Osip, kardeşim, ağır ağır yaklaşırken ilkbahar, gecenin bir
vakti bu mektubu yazıyorum. Akdeniz’e kıyısı olan Mersin’de.
Tam da şiirimin coşkulu lirizmden dingin, sessiz, kadife gibi
yumuşak bir lirizme geçişini Kantolar ile Yeni Kantolar’da görüp
de kendi kendimi kutlarken. Öte yandan Cevat Çapan ile
Seyhan Erözçelik, senin şiirlerini Türkçe söylemekle ne iyi
etmişler. Başkasının maskesini takıp onun ağzıyla konuşmak
gibi bir şey şiir çevirisi. Seni yetmiş yıl sonra, senin ağzınla
Türkçe okumak ne kadar güzel bir şey.
Osip, kardeşim, gecenin laciverdine karışan kalem mürekkebi
dağıtıyor. Bunu görüyorum. Uzakta, dünyanın gündüz olan
bölgesinde, bir koruda, böğürtlen toplayan çocuğu da görüyorum.
Sessiz çocukluğum bu belki belleğimin derinliklerinde.
Antakya, İskenderiye gibi Akdeniz kentlerini dolaşan Kavafis
geliyor aklıma. Onun çocukluğu, benim çocukluğum, senin
çocukluğun, ah o ‘kurt köpeği yüzyıl’da kalıyor. Senin şiirin
ruhunun derinliklerini gösteriyor.
Osip, kardeşim, şiir yine bu yüzyılda da şairin duruşuyla,
tavrıyla kesişiyor ve anlamlanıyor. Senin şiirin dünya şiirin
sesine, dokusuna karışıyor. Yaz olsun da leyleklerin yürüyüşünü
görelim. Birbirinin peşi sıra ördeklerin koşuşunu. Dünyamız
Osip, sevgisini gösteremeyen insanlarla dolu. Şiirin işi gücü
onlara ulaşmak olmalı, değil mi? Şairler arastasında, yaralarını
saracağımız, acılarla dolu yaşamlarımıza bakacağımız yerde, ne
yazık ki sevmiyoruz birbirimizi Osip. Bu durum, ne kadar tuhaf
değil mi?
Sevgili OsipMandelştam, canım kardeşim, bugün şiir, ‘insanı
çoğaltarak’ yeryüzünün sesi oluyor. Bugün şiir, benliğin,
kendimle ötekinin arasındaki ilişkinin sesi, duyarlığı oluyor.
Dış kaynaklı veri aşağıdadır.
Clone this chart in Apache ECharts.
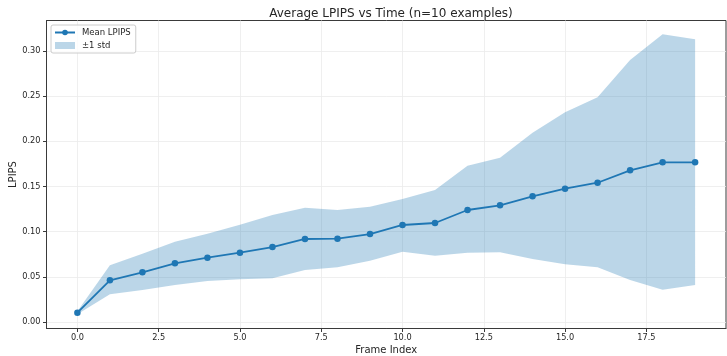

İnsan ruhunun dibini ve doruğunu gösteren bir şey. Olanakları
da genişliyor. Sözcükler, boşluklar, imgeler dünyası, aslında
insanı anlamlandırmak, yaşama gücünü dirimsel tutmak için
var. Değil mi? Bütün poetik parametreler de insanlık için var.
Değil mi? Sen yaşamını vererek ödedin insanlığa borcunu. Bana
gelince, başta dünya şiirinin büyük ustaları olmak üzere, senin
ve Sergey Yesenin’in lirik şiirlerine, şair olarak dik duruşuna
borçluyum.
Ruhunun güzellikleri şiir yontan ellere yardımcı olsun.